Dining as Performance: Plating, Presence, and Participation
Storytelling also happens without words. It happens in how food looks, how it arrives, and how it lives in the room.
Chef Alexander, once an architect, brings design principles to every plate. His food doesn’t just sit—it stands, layers, curls, and flows. “There’s usually a gasp,” he says. “Then silence while everyone takes photos.” For him, plating is a kind of structure. Each course has a rhythm, a visual cue, a shape that hints at its meaning. A tangle of microgreens isn’t just garnish—it represents the winding cliff paths of the Cornish coast. His guests remember not just the taste, but the way the food made them feel before the fork touched it.
Chef Eduard, based in Birmingham, creates more than meals. He creates scenes. He prepares dishes in front of his guests, speaking as he cooks. The room becomes a shared kitchen. “Food has always brought people together,” he says. “I want people to see it come to life.” With each flip of the pan and pour of a sauce, he brings guests deeper into the experience.
This live aspect adds a layer of immediacy. Guests aren’t passive. They ask questions. They share their own food stories in return. In that exchange, the performance becomes a conversation—and the story expands beyond the chef.
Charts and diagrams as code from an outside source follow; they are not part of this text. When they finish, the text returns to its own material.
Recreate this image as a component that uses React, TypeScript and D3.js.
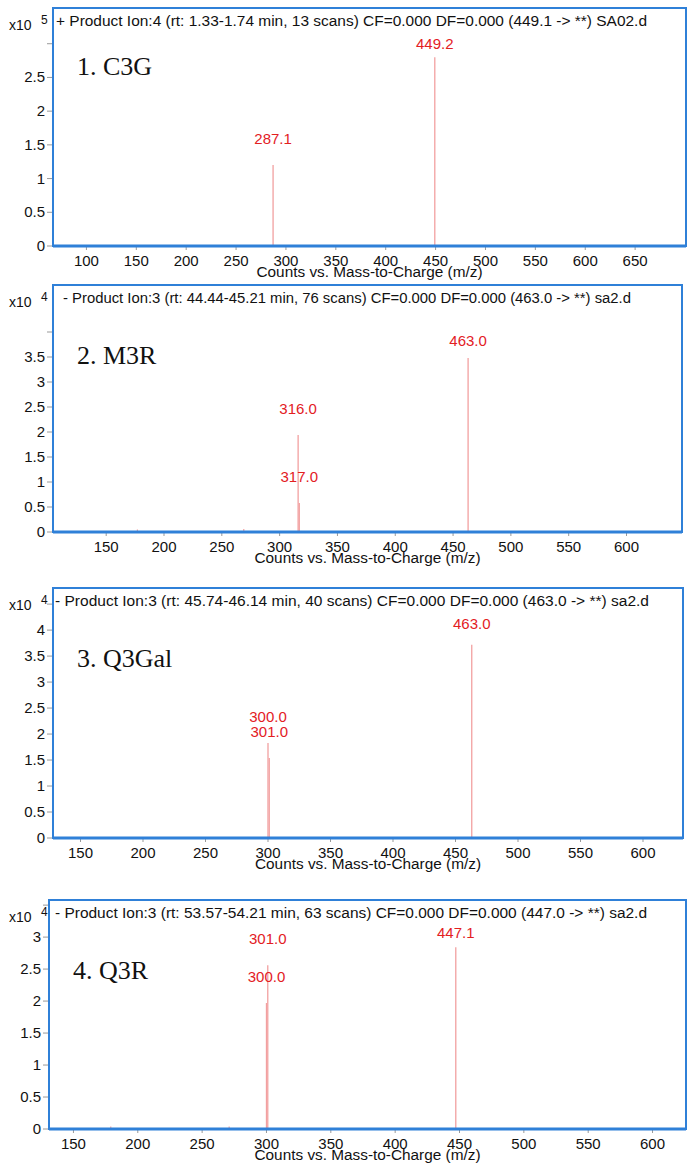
import React from 'react'
import * as d3 from 'd3'

// spectra: m/z of each labelled peak, its height (in units of the panel's x10^n) and label
const c3gMz = [287.1, 449.2]
const c3gInt = [1.2, 2.8]
const c3gLabels = ['287.1', '449.2']

const m3rMz = [316.0, 317.0, 463.0]
const m3rInt = [1.94, 0.58, 3.48]
const m3rLabels = ['316.0', '317.0', '463.0']
// tiny unlabelled peaks
const m3rSmallMz = [177, 269]
const m3rSmallInt = [0.05, 0.06]

const q3galMz = [300.0, 301.0, 463.0]
const q3galInt = [1.83, 1.54, 3.72]
const q3galLabels = ['300.0', '301.0', '463.0']

const q3rMz = [300.0, 301.0, 447.1]
const q3rInt = [1.97, 2.56, 2.84]
const q3rLabels = ['300.0', '301.0', '447.1']
const q3rSmallMz = [179, 271]
const q3rSmallInt = [0.04, 0.04]

const names = ['1. C3G', '2. M3R', '3. Q3Gal', '4. Q3R']
const exponents = ['5', '4', '4', '4']
const headers = [
  '+ Product Ion:4 (rt: 1.33-1.74 min, 13 scans) CF=0.000 DF=0.000 (449.1 -> **) SA02.d',
  '- Product Ion:3 (rt: 44.44-45.21 min, 76 scans) CF=0.000 DF=0.000 (463.0 -> **) sa2.d',
  '- Product Ion:3 (rt: 45.74-46.14 min, 40 scans) CF=0.000 DF=0.000 (463.0 -> **) sa2.d',
  '- Product Ion:3 (rt: 53.57-54.21 min, 63 scans) CF=0.000 DF=0.000 (447.0 -> **) sa2.d'
]
const xTicks1 = [100, 150, 200, 250, 300, 350, 400, 450, 500, 550, 600, 650]
const xTicks = [150, 200, 250, 300, 350, 400, 450, 500, 550, 600]
const yTicks1 = [0, 0.5, 1, 1.5, 2, 2.5, 3]
const yTicks2 = [0, 0.5, 1, 1.5, 2, 2.5, 3, 3.5, 4]
const yTicks3 = [0, 0.5, 1, 1.5, 2, 2.5, 3, 3.5, 4, 4.5]
const yTicks4 = [0, 0.5, 1, 1.5, 2, 2.5, 3, 3.5]
const xTitle = 'Counts vs. Mass-to-Charge (m/z)'

const SANS = '"Liberation Sans", Arial, sans-serif'
const SERIF = '"Liberation Serif", "Times New Roman", serif'
const BLUE = '#2f80d8'
const PEAK = '#f2a0a0'
const RED = '#e3201f'

const panels = [
  {mz: c3gMz, val: c3gInt, labels: c3gLabels, smallMz: [], smallVal: [], xt: xTicks1, yt: yTicks1,
    left: 53, right: 686, top: 8, base: 246, xDom: [66.5, 701], yMax: 3.53,
    headX: 56, headLen: 591, nameDy: 66.5, topGap: 8},
  {mz: m3rMz, val: m3rInt, labels: m3rLabels, smallMz: m3rSmallMz, smallVal: m3rSmallInt, xt: xTicks, yt: yTicks2,
    left: 53, right: 682, top: 285, base: 532, xDom: [104, 648], yMax: 4.94,
    headX: 63, headLen: 568, nameDy: 79, topGap: 12},
  {mz: q3galMz, val: q3galInt, labels: q3galLabels, smallMz: [], smallVal: [], xt: xTicks, yt: yTicks3,
    left: 53, right: 683, top: 588, base: 838, xDom: [128, 632], yMax: 4.81,
    headX: 55, headLen: 594, nameDy: 79, topGap: 16},
  {mz: q3rMz, val: q3rInt, labels: q3rLabels, smallMz: q3rSmallMz, smallVal: q3rSmallInt, xt: xTicks, yt: yTicks4,
    left: 49, right: 686, top: 900, base: 1129, xDom: [131, 626], yMax: 3.58,
    headX: 55, headLen: 592, nameDy: 79, topGap: 9}
]

function Panel({p, i}: {p: any; i: number}) {
  const x = d3.scaleLinear().domain(p.xDom).range([p.left, p.right])
  const y = d3.scaleLinear().domain([0, p.yMax]).range([p.base, p.top])
  const tallest = d3.maxIndex(p.val)
  const headY = p.top + 18
  const topTick = p.yt[p.yt.length - 1]

  return (
    <g>
      {/* y ticks */}
      {p.yt.map((t: number) => (
        <g key={'y' + t}>
          <line x1={p.left - 6} x2={p.left} y1={y(t)} y2={y(t)} stroke="#999" strokeWidth={1} />
          {t !== topTick && (
            <text x={p.left - 8} y={y(t) + 5} textAnchor="end" fontSize={15} fontFamily={SANS} fill="#111">
              {String(t)}
            </text>
          )}
        </g>
      ))}
      {/* x ticks */}
      {p.xt.map((t: number) => (
        <g key={'x' + t}>
          <line x1={x(t)} x2={x(t)} y1={p.base} y2={p.base + 4} stroke="#999" strokeWidth={1} />
          <text x={x(t)} y={p.base + 20} textAnchor="middle" fontSize={15} fontFamily={SANS} fill="#111">
            {t}
          </text>
        </g>
      ))}
      <text x={(p.left + p.right) / 2} y={p.base + 31} textAnchor="middle" fontSize={15.5}
        fontFamily={SANS} fill="#111" textLength={226} lengthAdjust="spacingAndGlyphs">
        {xTitle}
      </text>

      {/* small peaks */}
      {p.smallMz.map((m: number, k: number) => (
        <line key={'s' + k} x1={x(m)} x2={x(m)} y1={p.base} y2={y(p.smallVal[k])} stroke={PEAK} strokeWidth={1.2} />
      ))}
      {/* peaks */}
      {p.mz.map((m: number, k: number) => (
        <line key={'p' + k} x1={x(m)} x2={x(m)} y1={p.base} y2={y(p.val[k])} stroke={PEAK} strokeWidth={1.3} />
      ))}
      {p.mz.map((m: number, k: number) => (
        <text key={'l' + k} x={x(m)} y={y(p.val[k]) - (k === tallest ? p.topGap : 21)} textAnchor="middle"
          fontSize={15} fontFamily={SANS} fill={RED}>
          {p.labels[k]}
        </text>
      ))}

      {/* frame */}
      <rect x={p.left} y={p.top} width={p.right - p.left} height={p.base - p.top} fill="none" stroke={BLUE} strokeWidth={2} />
      <line x1={p.left} x2={p.right} y1={p.base} y2={p.base} stroke={BLUE} strokeWidth={3} />

      {/* header */}
      <text x={p.headX} y={headY} fontSize={14} fontFamily={SANS} fill="#111" textLength={p.headLen} lengthAdjust="spacingAndGlyphs">
        {headers[i]}
      </text>
      <text x={9} y={headY + 4} fontSize={14} fontFamily={SANS} fill="#111">x10</text>
      <text x={41} y={headY - 2} fontSize={12} fontFamily={SANS} fill="#111">{exponents[i]}</text>

      <text x={p.left + 24} y={p.top + p.nameDy} fontSize={26} fontFamily={SERIF} fill="#111">
        {names[i]}
      </text>
    </g>
  )
}

export default function App() {
  return (
    <svg width={692} height={1168} style={{position: 'absolute', left: 0, top: 0, background: '#fff'}}>
      <rect width={692} height={1168} fill="#fff" />
      {panels.map((p, i) => (
        <Panel key={i} p={p} i={i} />
      ))}
    </svg>
  )
}
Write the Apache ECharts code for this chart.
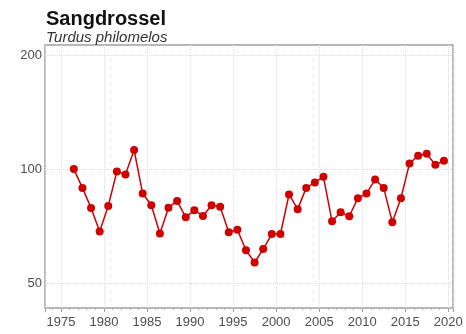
<!DOCTYPE html>
<html>
<head>
<meta charset="utf-8">
<script src="https://cdn.jsdelivr.net/npm/echarts@6/dist/echarts.min.js"></script>
<style>
  html, body { margin: 0; padding: 0; background: #fff; }
  #chart { width: 466px; height: 334px; }
</style>
</head>
<body>
<div id="chart"></div>
<script>
// Song thrush population index, one value per year (plotted at mid-year)
const years = [
  1976, 1977, 1978, 1979, 1980, 1981, 1982, 1983, 1984, 1985,
  1986, 1987, 1988, 1989, 1990, 1991, 1992, 1993, 1994, 1995,
  1996, 1997, 1998, 1999, 2000, 2001, 2002, 2003, 2004, 2005,
  2006, 2007, 2008, 2009, 2010, 2011, 2012, 2013, 2014, 2015,
  2016, 2017, 2018, 2019
];
const indexValues = [
  100, 89.2, 79.0, 68.4, 79.9, 98.6, 96.8, 112.3, 86.2, 80.3,
  67.6, 79.1, 82.4, 74.6, 77.9, 75.2, 80.3, 79.5, 68.1, 69.2,
  61.1, 56.7, 61.5, 67.4, 67.4, 85.7, 78.4, 89.2, 92.2, 95.4,
  72.8, 76.9, 75.1, 83.8, 86.2, 93.9, 89.2, 72.4, 83.8, 103.5,
  108.4, 109.8, 102.7, 105.2
];
const yTickValues = [50, 100, 200];

const titleText = 'Sangdrossel';
const subtitleText = 'Turdus philomelos';

const points = years.map((y, i) => [y + 0.5, indexValues[i]]);

const chart = echarts.init(document.getElementById('chart'), null, { renderer: 'canvas' });

const font = "'Liberation Sans', Arial, sans-serif";
const gridColor = '#dcdcdc';
const labelColor = '#4d4d4d';

chart.setOption({
  animation: false,
  backgroundColor: '#ffffff',
  title: [
    {
      text: titleText,
      left: 41, top: 4,
      textStyle: { fontFamily: font, fontSize: 20, fontWeight: 'bold', color: '#111' }
    },
    {
      text: subtitleText,
      left: 41, top: 25,
      textStyle: { fontFamily: font, fontSize: 15, fontStyle: 'italic', fontWeight: 'normal', color: '#333' }
    }
  ],
  grid: {
    left: 45, right: 13, top: 45, bottom: 26,
    show: true, borderColor: '#a0a0a0', borderWidth: 1.5, backgroundColor: '#fff'
  },
  xAxis: {
    type: 'value',
    min: 1973.15,
    max: 2020.55,
    splitNumber: 9,
    axisLine: { show: false },
    axisTick: { show: true, length: 4, lineStyle: { color: '#a0a0a0', width: 1 } },
    minorTick: { show: true, splitNumber: 5, length: 2, lineStyle: { color: '#b0b0b0' } },
    axisLabel: {
      fontFamily: font, fontSize: 13, color: labelColor, margin: 8,
      showMinLabel: false, showMaxLabel: false,
      formatter: v => (Math.abs(v % 5) < 1e-6 ? String(Math.round(v)) : '')
    },
    splitLine: { show: true, lineStyle: { color: gridColor, type: 'dotted', width: 1 } }
  },
  yAxis: {
    type: 'log',
    logBase: 2,
    min: 43,
    max: 212.5,
    axisLine: { show: false },
    axisTick: { show: false },
    axisLabel: { show: false },
    splitLine: { show: false }
  },
  series: [
    {
      // horizontal grid lines and their labels at 50 / 100 / 200
      type: 'line',
      data: [],
      z: 1,
      silent: true,
      markLine: {
        z: 1,
        silent: true,
        symbol: ['none', 'none'],
        lineStyle: { color: gridColor, type: 'dotted', width: 1 },
        label: {
          show: true, position: 'start', distance: 3,
          fontFamily: font, fontSize: 13, color: labelColor,
          formatter: p => String(p.value)
        },
        data: yTickValues.map(v => ({ yAxis: v }))
      }
    },
    {
      type: 'line',
      data: points,
      z: 3,
      symbol: 'circle',
      symbolSize: 8,
      showSymbol: true,
      lineStyle: { color: '#d00000', width: 1.5 },
      itemStyle: { color: '#d00000' }
    }
  ]
});
</script>
</body>
</html>
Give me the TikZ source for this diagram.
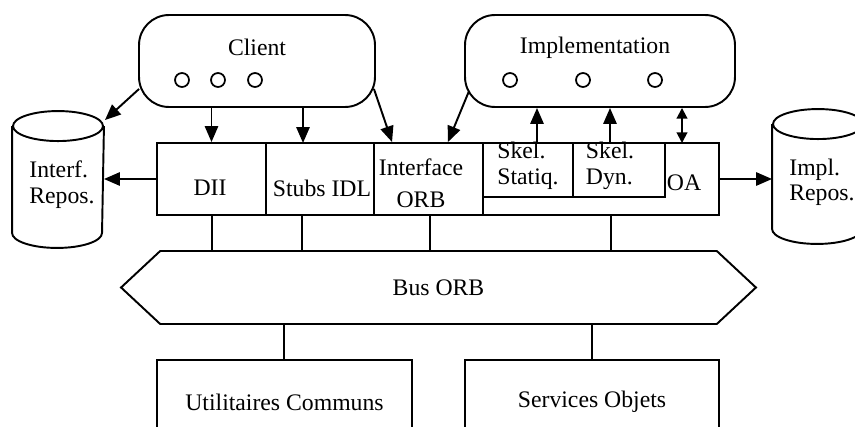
\documentclass[tikz,border=0pt]{standalone}
\usepackage{fontspec}
\setmainfont{Liberation Serif}
\usetikzlibrary{arrows.meta, calc, shapes.symbols}
\tikzset{
    blk/.style={draw, line width=1.1pt, inner sep=0pt},
    grp/.style={draw, line width=1.1pt, rounded corners=0.6cm, inner sep=0pt},
    obj/.style={circle, draw, line width=1pt, inner sep=0pt, minimum size=0.28cm},
    txt/.style={inner sep=0pt, align=left},
    bus/.style={draw, line width=1.1pt, shape=signal, signal to=west and east, signal pointer angle=86, inner sep=0pt},
    orb/.style={>={Triangle[length=9pt,width=7.5pt]}, line width=1.1pt, font=\fontsize{13.5}{14.5}\selectfont}
}

\begin{document}
\begin{tikzpicture}[orb, x=0.02cm, y=-0.02cm]
    \useasboundingbox (0,0) rectangle (855,426);
    \clip (0,0) rectangle (855,426);

    % client and implementation
    \node[grp, minimum width=4.72cm, minimum height=1.84cm] (client) at (257,61) {};
    \node (clientT) at (257,47) {Client};
    \node[obj] (c1) at (182,80) {};
    \node[obj] (c2) at (218,80) {};
    \node[obj] (c3) at (255,80) {};
    \node[grp, minimum width=5.4cm, minimum height=1.84cm] (impl) at (600,61) {};
    \node (implT) at (595,48) {Implementation};
    \node[obj] (i1) at (510,80) {};
    \node[obj] (i2) at (583,80) {};
    \node[obj] (i3) at (655,80) {};

    % ORB core
    \node[blk, minimum width=2.18cm, minimum height=1.44cm] (dii) at (211.5,179) {};
    \node (diiT) at (210,188) {DII};
    \node[blk, minimum width=2.16cm, minimum height=1.44cm] (stubs) at (320,179) {};
    \node (stubsT) at (322,188) {Stubs IDL};
    \node[blk, minimum width=2.18cm, minimum height=1.44cm] (iorb) at (428.5,179) {};
    \node[txt, align=center] (iorbT) at (421,183.5) {Interface\\[4pt]ORB};
    \node[blk, minimum width=4.72cm, minimum height=1.44cm] (oa) at (601,179) {};
    \node[anchor=west, inner sep=0pt] (oaT) at (666,183) {OA};
    \node[blk, minimum width=1.8cm, minimum height=1.08cm] (skels) at (528,170) {};
    \node[txt] (skelsT) at (528,166) {Skel.\\Statiq.};
    \node[blk, minimum width=1.84cm, minimum height=1.08cm] (skeld) at (619,170) {};
    \node[txt] (skeldT) at (610,166) {Skel.\\Dyn.};

    % repositories
    \node[minimum width=1.8cm, minimum height=2.7cm] (irep) at (58,179.5) {};
    \node[txt] (irepT) at (62,184.5) {Interf.\\Repos.};
    \draw ($(irep.north west)+(0,15)$) -- ($(irep.south west)+(0,-15)$)
        arc[start angle=180, end angle=360, x radius=0.9cm, y radius=0.3cm]
        -- ($(irep.north east)+(0,15)$);
    \draw ($(irep.north)+(0,15)$) ellipse[x radius=0.9cm, y radius=0.3cm];
    \node[minimum width=1.8cm, minimum height=2.66cm] (rrep) at (818,176.5) {};
    \node[txt] (rrepT) at (822,182.5) {Impl.\\Repos.};
    \draw ($(rrep.north west)+(0,15)$) -- ($(rrep.south west)+(0,-15)$)
        arc[start angle=180, end angle=360, x radius=0.9cm, y radius=0.3cm]
        -- ($(rrep.north east)+(0,15)$);
    \draw ($(rrep.north)+(0,15)$) ellipse[x radius=0.9cm, y radius=0.3cm];

    % bus and services
    \node[bus, minimum width=12.7cm, minimum height=1.46cm] (bus) at (438.5,287.5) {Bus ORB};
    \node[blk, minimum width=5.1cm, minimum height=1.68cm] (util) at (284.5,402) {Utilitaires Communs};
    \node[blk, minimum width=5.08cm, minimum height=1.68cm] (serv) at (592,402) {Services Objets};

    \coordinate (cs) at (303,143);
    \coordinate (ks) at (537,143);
    \coordinate (kd) at (610,143);
    \coordinate (ko) at (682,143);
    \coordinate (bd) at (212,215);
    \coordinate (bs) at (302,215);
    \coordinate (bi) at (430,215);
    \coordinate (bo) at (611,215);
    \coordinate (bu) at (284,324);

    \draw[->] (dii.west) -- (dii.west -| irep.east);
    \draw[->] (oa.east) -- (oa.east -| rrep.west);
    \draw[->] ($(client.south west)+(1,-19)$) -- ($(irep.north east)+(1,9)$);
    \draw[->] (dii.north |- client.south) -- (dii.north);
    \draw[->] (cs |- client.south) -- (cs);
    \draw[->] ($(client.south east)+(-2,-19)$) -- ($(iorb.north west)+(19,0)$);
    \draw[->] ($(impl.south west)+(5,-17)$) -- ($(iorb.north east)+(-36,0)$);
    \draw[->] (ks) -- (ks |- impl.south);
    \draw[->] (kd) -- (kd |- impl.south);
    \draw[{Triangle[length=6pt,width=6pt]}-{Triangle[length=6pt,width=6pt]}] (ko) -- (ko |- impl.south);

    \draw (bd) -- (bd |- bus.north);
    \draw (bs) -- (bs |- bus.north);
    \draw (bi) -- (bi |- bus.north);
    \draw (bo) -- (bo |- bus.north);
    \draw (bu) -- (bu |- util.north);
    \draw (serv.north) -- (serv.north |- bus.south);
\end{tikzpicture}
\end{document}
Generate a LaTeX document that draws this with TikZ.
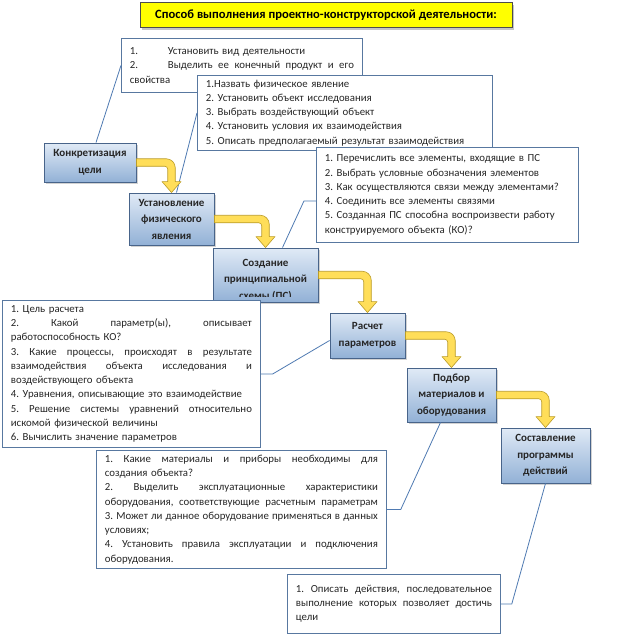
\documentclass[tikz,border=0pt]{standalone}
\usepackage{fontspec}
\setmainfont{Carlito}
\usetikzlibrary{positioning,calc,shadows}

\definecolor{boxline}{RGB}{88,120,160}
\definecolor{leadline}{RGB}{79,122,178}
\definecolor{proctop}{RGB}{224,234,246}
\definecolor{procbot}{RGB}{146,177,214}
\definecolor{procline}{RGB}{72,100,138}
\definecolor{arrowfill}{RGB}{255,222,89}
\definecolor{arrowline}{RGB}{186,156,40}
\definecolor{titlefill}{RGB}{255,255,0}

\newlength{\jw}
\newcommand{\jl}[1]{\leavevmode{\spaceskip=0.23em plus 1fil\relax\hbox to \jw{#1}}}
\newcommand{\nb}[1]{\makebox[38pt][l]{#1}}

\tikzset{
    textbox/.style={draw=boxline, line width=0.8pt, fill=white, anchor=north west,
        inner xsep=8.5pt, inner ysep=0pt, align=left, text=black!85,
        text width=#1, execute at begin node={\setlength{\jw}{#1}},
        font=\fontsize{10.8}{14.3}\selectfont\frenchspacing},
    proc/.style={draw=procline, line width=0.9pt, top color=proctop, bottom color=procbot,
        drop shadow={shadow xshift=1.5pt, shadow yshift=-1.5pt, opacity=0.35},
        align=center, text=black!85, inner sep=1pt,
        font=\fontsize{11}{16.5}\selectfont\bfseries},
    proctext/.style={align=center, text=black!85, inner sep=0pt,
        font=\fontsize{11}{16.5}\selectfont\bfseries},
    titlebox/.style={draw=black!70, fill=titlefill, line width=0.6pt,
        minimum width=372pt, minimum height=25pt,
        font=\fontsize{12.6}{14}\selectfont\bfseries,
        drop shadow={shadow xshift=2pt, shadow yshift=-2.5pt, opacity=0.45}},
    leader/.style={draw=leadline, line width=0.8pt},
    fatarrow/.style={fill=arrowfill, draw=arrowline, line width=0.6pt, line join=round}
}

\newcommand{\fatarrow}[2]{%
    \filldraw[fatarrow] let \p1=(#1.east), \p2=(#2.north) in
        (\x1,\y1+3.75pt) [rounded corners=9pt] -- (\x2+3.75pt,\y1+3.75pt) [sharp corners]
        -- (\x2+3.75pt,\y2+11pt) -- (\x2+9.5pt,\y2+11pt) -- (\x2,\y2)
        -- (\x2-9.5pt,\y2+11pt) -- (\x2-3.75pt,\y2+11pt) [rounded corners=3pt]
        -- (\x2-3.75pt,\y1-3.75pt) [sharp corners] -- (\x1,\y1-3.75pt) -- cycle;}

\begin{document}
\begin{tikzpicture}[x=1pt, y=-1pt]
    \fill[white] (0,0) rectangle (621,638);
    \useasboundingbox (0,0) rectangle (621,638);

    \node[titlebox] (title) at (326,15) {Способ выполнения проектно-конструкторской деятельности:};

    \node[textbox=224pt, minimum height=54pt] (goals) at (121,38)
        {\nb{1.}Установить вид деятельности\\
         \jl{\nb{2.}Выделить ее конечный продукт и его}\\
         свойства};
    \node[textbox=278pt, minimum height=75pt] (phys) at (197,75)
        {1.Назвать физическое явление\\
         2. Установить объект исследования\\
         3. Выбрать воздействующий объект\\
         4. Установить условия их взаимодействия\\
         5. Описать предполагаемый результат взаимодействия};
    \node[textbox=245pt, minimum height=95pt] (elem) at (316,147)
        {1. Перечислить все элементы, входящие в ПС\\
         2. Выбрать условные обозначения элементов\\
         3. Как осуществляются связи между элементами?\\
         4. Соединить все элементы связями\\
         5. Созданная ПС способна воспроизвести работу\\
         конструируемого объекта (КО)?};

    \node[proc, minimum width=92pt, minimum height=39pt] (konk) at (90,162.5)
        {Конкретизация\\цели};
    \node[proc, minimum width=85pt, minimum height=52pt] (ustan) at (171.5,219)
        {Установление\\физического\\явления};
    \node[proc, minimum width=105pt, minimum height=54pt,
        path picture={
            \clip ([yshift=6pt]path picture bounding box.south west) rectangle (path picture bounding box.north east);
            \node[proctext] (shematext) at ([yshift=-5pt]path picture bounding box.center)
                {Создание\\принципиальной\\схемы (ПС)};
        }] (shema) at (265.5,275) {};

    \node[textbox=241pt, minimum height=147pt] (calcq) at (2,300)
        {1. Цель расчета\\
         \jl{2. Какой параметр(ы), описывает}\\
         работоспособность КО?\\
         \jl{3. Какие процессы, происходят в результате}\\
         \jl{взаимодействия объекта исследования и}\\
         воздействующего объекта\\
         4. Уравнения, описывающие это взаимодействие\\
         \jl{5. Решение системы уравнений относительно}\\
         искомой физической величины\\
         6. Вычислить значение параметров};

    \node[proc, minimum width=75pt, minimum height=45pt] (rasch) at (367.5,335.5)
        {Расчет\\параметров};
    \node[proc, minimum width=89pt, minimum height=54pt] (podb) at (451.5,395)
        {Подбор\\материалов и\\оборудования};
    \node[proc, minimum width=89pt, minimum height=55pt] (sost) at (545.5,455.5)
        {Составление\\программы\\действий};

    \node[textbox=273pt, minimum height=118pt] (mat) at (96,450)
        {\jl{1. Какие материалы и приборы необходимы для}\\
         создания объекта?\\
         \jl{2. Выделить эксплуатационные характеристики}\\
         \jl{оборудования, соответствующие расчетным параметрам}\\
         \jl{3. Может ли данное оборудование применяться в данных}\\
         условиях;\\
         \jl{4. Установить правила эксплуатации и подключения}\\
         оборудования.};
    \node[textbox=196pt, minimum height=59pt] (act) at (287,574)
        {\jl{1. Описать действия, последовательное}\\
         \jl{выполнение которых позволяет достичь}\\
         цели};

    \draw[leader] ([xshift=6pt]konk.north) -- (goals.west);
    \draw[leader] ([xshift=5pt]ustan.north) -- (phys.west);
    \draw[leader] ([xshift=17pt]shema.north) -- ([xshift=-12pt,yshift=-6pt]elem.west) -- ([yshift=-6pt]elem.west);
    \draw[leader] (calcq.east) -- ++(12,0) -- ([yshift=-5pt]rasch.west);
    \draw[leader] (mat.east) -- ++(14,0) -- ([xshift=-11pt]podb.south);
    \draw[leader] (act.east) -- ++(11,0) -- (sost.south);

    \fatarrow{konk}{ustan}
    \fatarrow{ustan}{shema}
    \fatarrow{shema}{rasch}
    \fatarrow{rasch}{podb}
    \fatarrow{podb}{sost}
\end{tikzpicture}
\end{document}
Conclusion: A Meal That Speaks
In today’s dining culture, food carries more than flavour. It carries meaning, memory, and identity. Private chefs across the UK are leaning into this shift, turning ingredients into tools of storytelling and dinners into moments of shared discovery.
Their dishes speak softly, but clearly. They say, “This is where I come from.” Or, “This reminds me of home.” Or sometimes, “Let me show you something you didn’t know you loved.”
In these kitchens, every menu tells a story. And every guest becomes part of it.